CP: Just to expand, please ask any bank if they open accounts for Iranian accounts for people residing in their country or the United States. The answer will be yes. … If you want to talk about Iranians living in Iran, we take every single measure. Yes, there is always evasion, but when there is evasion, we find it and upgrade our controls.

TG: CZ has been incredibly supportive.

CP: I have been a compliance officer for 17-plus years now. The main job is to explain to the business, including the CEO, what the risk and the problem is and to make a risk-based decision. You never ask them to do something illegal, but if there is something in a gray area, make a risk based decision. The CZ I know – and I’ve been here long enough – when you explain something to him, I have never seen him hesitate [to act properly]. He will never do the wrong thing.

TG: He could not have the same caliber of people around him than he does now. This was a small company. They grew, and look at the people they have now. I can’t defend anything that happened before. We are here fixing those issues. I know for a fact that CZ has made decisions that have cost [Binance] a ton of money. We out-platformed accounts that had millions of users on it because of those risk-based decisions. Because it was the right thing to do. It cost billions of dollars, but he did it.

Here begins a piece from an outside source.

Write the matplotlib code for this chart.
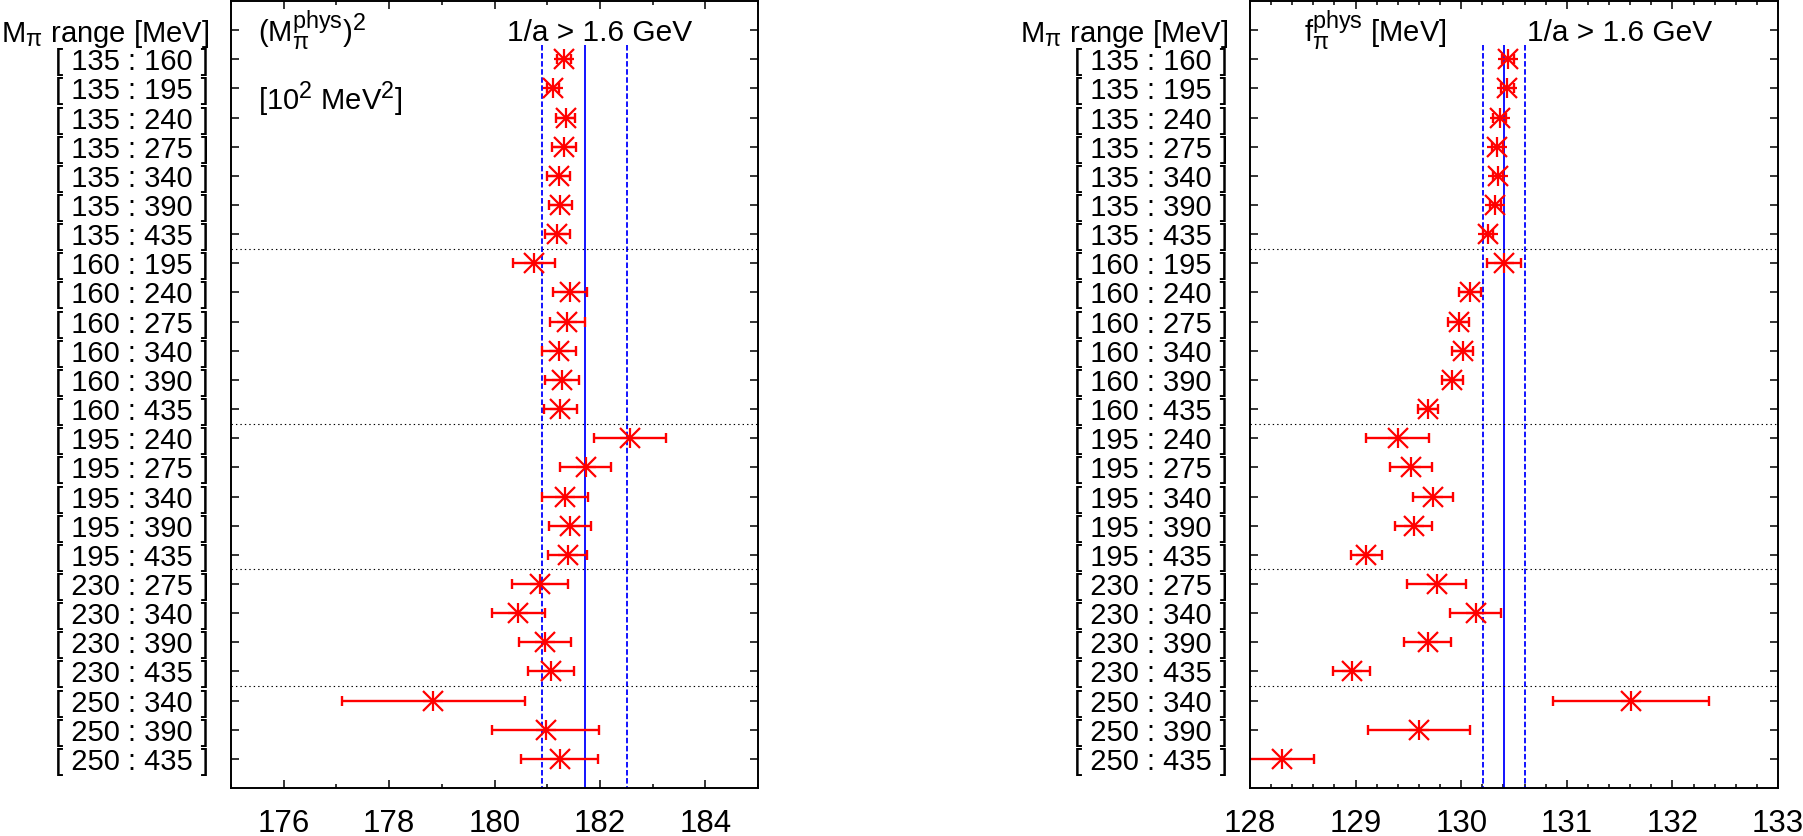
import numpy as np
import matplotlib
import matplotlib.pyplot as plt
from matplotlib.ticker import MultipleLocator

plt.rcParams['font.family'] = ['Liberation Sans', 'DejaVu Sans']
plt.rcParams['mathtext.fontset'] = 'custom'
plt.rcParams['mathtext.rm'] = 'Liberation Sans'
plt.rcParams['mathtext.it'] = 'Liberation Sans:italic'
plt.rcParams['mathtext.bf'] = 'Liberation Sans:bold'
plt.rcParams['lines.scale_dashes'] = False
# larger sub/superscripts, closer to the gnuplot look
matplotlib._mathtext.SHRINK_FACTOR = 0.8

# fit ranges in pion mass
ranges = ["[ 135 : 160 ]", "[ 135 : 195 ]", "[ 135 : 240 ]", "[ 135 : 275 ]",
          "[ 135 : 340 ]", "[ 135 : 390 ]", "[ 135 : 435 ]",
          "[ 160 : 195 ]", "[ 160 : 240 ]", "[ 160 : 275 ]", "[ 160 : 340 ]",
          "[ 160 : 390 ]", "[ 160 : 435 ]",
          "[ 195 : 240 ]", "[ 195 : 275 ]", "[ 195 : 340 ]", "[ 195 : 390 ]",
          "[ 195 : 435 ]",
          "[ 230 : 275 ]", "[ 230 : 340 ]", "[ 230 : 390 ]", "[ 230 : 435 ]",
          "[ 250 : 340 ]", "[ 250 : 390 ]", "[ 250 : 435 ]"]

# (M_pi^phys)^2 in 10^2 MeV^2
mpi2 = [181.32, 181.11, 181.35, 181.32, 181.22, 181.25, 181.19,
        180.75, 181.43, 181.38, 181.22, 181.28, 181.25,
        182.57, 181.73, 181.34, 181.44, 181.39,
        180.87, 180.45, 180.96, 181.07,
        178.84, 180.97, 181.24]
mpi2_err = [0.14, 0.12, 0.18, 0.23, 0.22, 0.22, 0.24,
            0.39, 0.32, 0.33, 0.32, 0.32, 0.31,
            0.68, 0.48, 0.43, 0.40, 0.37,
            0.53, 0.50, 0.49, 0.43,
            1.73, 1.02, 0.73]

# f_pi^phys in MeV
fpi = [130.444, 130.438, 130.365, 130.343, 130.349, 130.324, 130.254,
       130.403, 130.083, 129.975, 130.013, 129.917, 129.683,
       129.397, 129.524, 129.733, 129.549, 129.102,
       129.768, 130.137, 129.683, 128.962,
       131.61, 129.603, 128.30]
fpi_err = [0.06, 0.06, 0.06, 0.05, 0.05, 0.05, 0.05,
           0.163, 0.106, 0.10, 0.10, 0.10, 0.095,
           0.30, 0.20, 0.186, 0.173, 0.148,
           0.28, 0.24, 0.222, 0.178,
           0.74, 0.484, 0.308]

# final results (central value, error) for 1/a > 1.6 GeV
mpi2_band = (181.71, 0.81)
fpi_band = (130.406, 0.20)

group_breaks = [7.5, 13.5, 18.5, 22.5]

header = r"M$_\mathregular{\pi}$ range [MeV]"
cut_label = "1/a > 1.6 GeV"


def draw_panel(ax, vals, errs, band, xlim, major, minor, titles):
    y = np.arange(1, len(vals) + 1)
    n = len(vals)
    center, half = band
    ax.vlines(center, 0.5, n + 1, color='blue', lw=1.3)
    ax.vlines([center - half, center + half], 0.5, n + 1, color='blue',
              lw=1.3, linestyles=[(0, (4, 1.8))])
    for b in group_breaks:
        ax.axhline(b, color='black', lw=0.8, ls=(0, (1, 2.2)))

    ax.errorbar(vals, y, xerr=errs, fmt='none', ecolor='red',
                elinewidth=1.7, capsize=3.6, capthick=1.7)
    for m in ['+', 'x']:
        ax.plot(vals, y, ls='none', marker=m, ms=14, mew=1.6, color='red')

    ax.set_xlim(*xlim)
    ax.set_ylim(n + 1, -1)
    ax.xaxis.set_major_locator(MultipleLocator(major))
    ax.xaxis.set_minor_locator(MultipleLocator(minor))
    ax.tick_params(axis='x', which='both', direction='in', top=True,
                   bottom=True, labelsize=22.5, pad=15, width=1.1)
    ax.tick_params(axis='x', which='major', length=5.8)
    ax.tick_params(axis='x', which='minor', length=3.0)
    ax.set_yticks(np.arange(0, n + 1))
    ax.set_yticklabels([header] + ranges)
    ax.tick_params(axis='y', direction='in', left=True, right=True,
                   length=5.8, width=1.1, labelsize=21, pad=16)
    for s in ax.spines.values():
        s.set_linewidth(1.4)

    tr = ax.get_yaxis_transform()
    for (tx, ty, txt) in titles:
        ax.text(tx, ty, txt, transform=tr, fontsize=21, va='baseline')
    ax.text(0.524, 0.38, cut_label, transform=tr, fontsize=21.5, va='baseline')


fig = plt.figure(figsize=(18.03, 8.36), dpi=100)
ax1 = fig.add_axes([231 / 1803, 48 / 836, 527 / 1803, 787 / 836])
ax2 = fig.add_axes([1250 / 1803, 48 / 836, 528 / 1803, 787 / 836])

draw_panel(ax1, mpi2, mpi2_err, mpi2_band, (175, 185), 2, 1,
           [(0.051, 0.4, r"(M$_\mathregular{\pi}^\mathregular{phys}$)$^\mathregular{2}$"),
            (0.051, 2.74, r"[10$^\mathregular{2}$ MeV$^\mathregular{2}$]")])
draw_panel(ax2, fpi, fpi_err, fpi_band, (128, 133), 1, 0.2,
           [(0.1015, 0.4, r"f$_\mathregular{\pi}^\mathregular{phys}$ [MeV]")])

fig.savefig("out.png", dpi=100)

TG: We did. We actually commissioned a study. If you want to go on LinkedIn and see a colorful exchange between me and someone who is on the January 6 commission who used to be at the [U.S. Department of Justice], Amanda Wick, I was having an argument because she is steering a narrative. It’s kind of weird having someone from the DOJ come in and comment on something an exchange put out.

TG: But anyway, I’ve commissioned something for the investigations team to do: What is the effect of 2021 and when this thing started compared to the past 6-8 months? There is a huge difference [in amount of illicit activity], not only in deposits, if you look at a total percentage of transactions. Binance is exponentially larger than its competitors.

If you use real math, the numbers [of illicit activity] are the same industry-wide. Better than some, worse than others. But again, this is largely based on the jurisdiction we operate which puts extra strain on those [Binance staff working in] jurisdictions to make sure the numbers are cleaner. But there is no single outlier.

There is nothing that screams that Binance is a den of criminal activity, and that’s what I wanted. I wanted to kind of put something out there that bonifies this.

CP: We should be demonstrating it more, but us demonstrating it is tipping off other criminals. We cannot do it every day because it will tip them off. One example, I respect your domain and that you will do your own fact checks. Check when we exited [stopped doing business with] Garantex [an Estonia-based exchange that was sanctioned by the U.S. for laundering over $100 million of illicit funds]. Almost a month before it was designated by OFAC. We can take that call as CZ lets us take that call. All I know is that I exited a month before because we are empowered to do so.

TG: There are other exchanges that continue to do business with them. We have lost 90% of customers after implementing KYC, losing billions in revenue.

Jessica Lung (Binance spokesperson): Yes, so we have registration in Italy, France, Abu Dhabi and now Spain.

(Binance would not disclose where the main headquarters is located or where it will be located.)

TG: I was just in Paris. I met with law enforcement in Paris – it’s not a secret. We have offices everywhere. So we’re actively expanding into Europe, APAC (Asian Pacific) and Latin America. There is ongoing licensing in place.

JL: If you look at the requirements for the France registration, it’s super stringent and the due diligence and requirements are a very high bar. So if you look at that, you can see what our actual process is like.

TG: I hope I could one day give you access to our law enforcement intake to see how much we’re working on and providing for the world. Binance staff in Brazil did a weeklong class with federal police out there. We’re in France [where licenses are hard to get]. So it’s crazy for me to know what’s going on [at Binance that the Reuters story missed]. I guess I’m just upset. Ignore me. I hate wasting my time with those [journalists].